Las preguntas muy generales llevan a parálisis creativas. Si en medio de una cena, le pedimos a alguien que cuente una historia de su elección, lo más probable es que no se le ocurra nada. No porque la musa no se haga presente (como solemos sentirlo), sino porque es una pésima manera de convocar a la memoria, donde residen, desordenadas, todas las historias que podemos contar. La escena cambia completamente si apelamos a un relato en un rincón preciso de la memoria. Por ejemplo, su primer beso, su primer viaje, su primer amor. Entonces todos suelen volverse grandes narradores. El escritor.
Jacobo Bergareche escribió un libro - Estaciones de regreso – sobre esta idea que podemos reconocer, también, en las conversaciones con amigos: con los que vemos todos los días podemos hablar horas; los temas aparecen solos y no se agotan. En cambio, cuando nos reunimos con alguien a quien no vemos desde hace tiempo, a quien tenemos todo para contarle, no sabemos ni por dónde empezar. Y terminamos hablando del frío que hizo en la semana.

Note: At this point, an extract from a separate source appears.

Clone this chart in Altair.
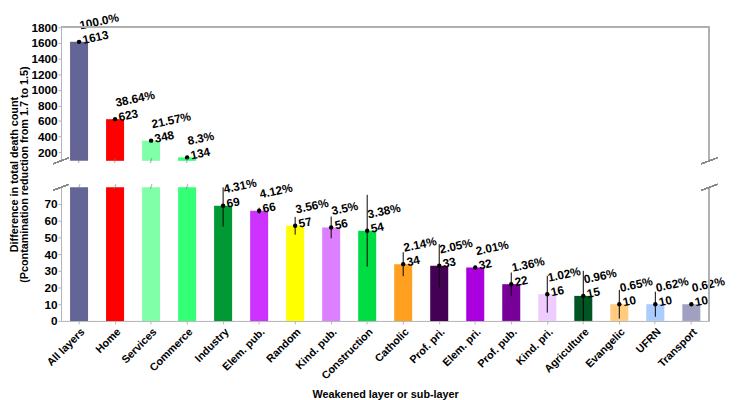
import altair as alt
import pandas as pd

cats = ["All layers", "Home", "Services", "Commerce", "Industry", "Elem. pub.", "Random",
        "Kind. pub.", "Construction", "Catholic", "Prof. pri.", "Elem. pri.", "Prof. pub.",
        "Kind. pri.", "Agriculture", "Evangelic", "UFRN", "Transport"]
values = [1613, 623, 348, 134, 69, 66, 57, 56, 54, 34, 33, 32, 22, 16, 15, 10, 10, 10]
errs = [2, 2, 2, 2, 12.5, 1.8, 5.3, 6.5, 21.5, 7.2, 13, 0.5, 7, 11, 15, 8.6, 7.5, 0.5]
pcts = ["100.0%", "38.64%", "21.57%", "8.3%", "4.31%", "4.12%", "3.56%", "3.5%", "3.38%",
        "2.14%", "2.05%", "2.01%", "1.36%", "1.02%", "0.96%", "0.65%", "0.62%", "0.62%"]
colors = ["#646496", "#ff0000", "#80ffa8", "#33ff77", "#009933", "#cc33ff", "#ffff00",
          "#dd80ff", "#00dd44", "#ffa020", "#440055", "#aa00dd", "#770099", "#eeccff",
          "#005522", "#ffcc80", "#aaccff", "#a0a0c0"]

df = pd.DataFrame({"cat": cats, "value": values, "err": errs, "pct": pcts})
df["lo"] = df["value"] - df["err"]
df["hi"] = df["value"] + df["err"]
df["label"] = df["pct"] + "\n" + df["value"].astype(str)
df["zero"] = 0

BREAK = 80
TOP_MIN = 90
W = 660
H_TOP = 136
H_BOT = 136
GAP = 27
GREY = "#b0b0b0"
FONT = "Liberation Sans"

xscale = alt.Scale(domain=cats, paddingInner=0.5, paddingOuter=0.25)
cscale = alt.Scale(domain=cats, range=colors)


def panel(domain, ticks, big, axis_x, title=None):
    base = alt.Chart(df)
    yscale = alt.Scale(domain=domain, clamp=True, nice=False, zero=False)
    yaxis_kw = dict(values=ticks, tickCount=len(ticks) + 2, format="d", labelOverlap=False,
                    labelFontWeight="bold", labelFontSize=12, labelColor="black", labelFont=FONT,
                    domainColor=GREY, tickColor=GREY, tickSize=3, grid=False, labelPadding=1)
    if title is not None:
        yaxis_kw.update(title=title, titleFontSize=11, titleFontWeight="bold", titleColor="black",
                        titleFont=FONT, titleLineHeight=11,
                        titleY=(H_TOP + GAP + H_BOT) / 2, titlePadding=1)
    else:
        yaxis_kw.update(title=None)
    if axis_x:
        xaxis = alt.Axis(title="Weakened layer or sub-layer", labelAngle=-45, labelFontSize=11,
                         labelFontWeight="bold", labelColor="black", labelFont=FONT,
                         domainColor=GREY, tickColor=GREY, tickSize=3, titleFontSize=11,
                         titleFontWeight="bold", titleFont=FONT, titleColor="black",
                         titlePadding=8, labelPadding=2)
    else:
        xaxis = None
    x = alt.X("cat:N", sort=cats, scale=xscale, axis=xaxis)
    y = alt.Y("value:Q", scale=yscale, axis=alt.Axis(**yaxis_kw))

    bars = base.mark_bar().encode(
        x=x, y=y, y2="zero:Q",
        color=alt.Color("cat:N", scale=cscale, legend=None))

    sel = (alt.datum.value > BREAK) if big else (alt.datum.value <= BREAK)
    pts = base.transform_filter(sel)
    err = pts.mark_rule(color="black", strokeWidth=1).encode(x=alt.X("cat:N", sort=cats), y="lo:Q", y2="hi:Q")
    dot = pts.mark_circle(color="black", size=20, opacity=1).encode(x=alt.X("cat:N", sort=cats), y="value:Q")
    txt = pts.mark_text(align="left", baseline="bottom", angle=348, dx=4, dy=-9, lineBreak="\n",
                        fontSize=12, fontWeight="bold", font=FONT, color="black", lineHeight=15).encode(
        x=alt.X("cat:N", sort=cats), y="value:Q", text="label:N")

    # break slashes on bars that cross the break
    brk = base.transform_filter(alt.datum.value > BREAK).transform_calculate(
        yb=str(TOP_MIN if big else BREAK), s="'/'")
    slash = brk.mark_text(color="#777777", fontSize=8, baseline="middle").encode(
        x=alt.X("cat:N", sort=cats), y="yb:Q", text="s:N")

    layers = [bars, err, dot, txt, slash]

    # frame lines and axis break marks (decoration)
    right = base.mark_rule(color=GREY).encode(x=alt.value(W), y=alt.value(0), y2=alt.value(H_TOP if big else H_BOT))
    layers.append(right)
    if big:
        topline = base.mark_rule(color=GREY).encode(x=alt.value(0), x2=alt.value(W), y=alt.value(0))
        layers.append(topline)
        yb = H_TOP
    else:
        yb = 0
    for cx in (0, W):
        layers.append(base.mark_rule(color="#888888").encode(
            x=alt.value(cx - 8), x2=alt.value(cx + 8), y=alt.value(yb + 3), y2=alt.value(yb - 3)))

    return alt.layer(*layers).properties(width=W, height=H_TOP if big else H_BOT).resolve_scale(y="shared")


top = panel([TOP_MIN, 1800], list(range(200, 1801, 200)), True, False,
            title=["Difference in total death count", "(Pcontamination reduction from 1.7 to 1.5)"])
bottom = panel([0, BREAK], list(range(0, 71, 10)), False, True)

chart = alt.vconcat(top, bottom, spacing=GAP, bounds="flush").resolve_scale(y="independent").configure(
    font=FONT, padding={"left": 0, "top": 0, "right": 0, "bottom": 0}
).configure_view(stroke=None).configure_axis(labelOverlap=False)

chart.save("out.html", embed_options={"renderer": "svg", "actions": False})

Sucede que el cajón de posibles relatos es tan amplio que no sabemos por qué lugar arrancar. Nos encontramos ante la falsa sensación de libertad de una hoja en blanco, de la que Deleuze dijo: “Una tela no es una superficie blanca, creo que los pintores lo saben bien. La tela está llena de clichés”.
Un segundo freno a la creatividad es el miedo escénico; la razón principal por la que abandonamos los oficios de la infancia: dibujar, cantar, jugar o bailar. Demostramos lo rotundo de este efecto en un teatro en el que pedimos a algunas personas elegidas al azar, que cuenten una historia memorable. Lo que no sabían es que había una trampa. Les habíamos dicho secretamente a algunos de los oyentes que siguiesen la historia con plena atención y a otros que la ignoraran. Podían mirar su teléfono, distraerse con otras conversaciones, interrumpir con preguntas desconectadas e irrelevantes. En fin, hacer lo que practicamos una infinidad de veces en el trabajo, en casa o entre amigos: desatender supinamente a quien nos habla con pasión.
Encontramos que la experiencia del que cuenta una historia se modifica enormemente según la actitud de su oyente. Cambia todo, incluso el juicio propio sobre la historia compartida. Es la condena de los likes. No juzgamos lo que escribimos o lo que contamos por su mérito intrínseco, sino por la intensidad de los aplausos que recibimos. Lo más llamativo de esto no fue tanto el resultado, que era previsible, como la magnitud del efecto. La misma historia pasa de ser un éxito sublime a fracaso estrepitoso según la atención que le dedica quien la escucha.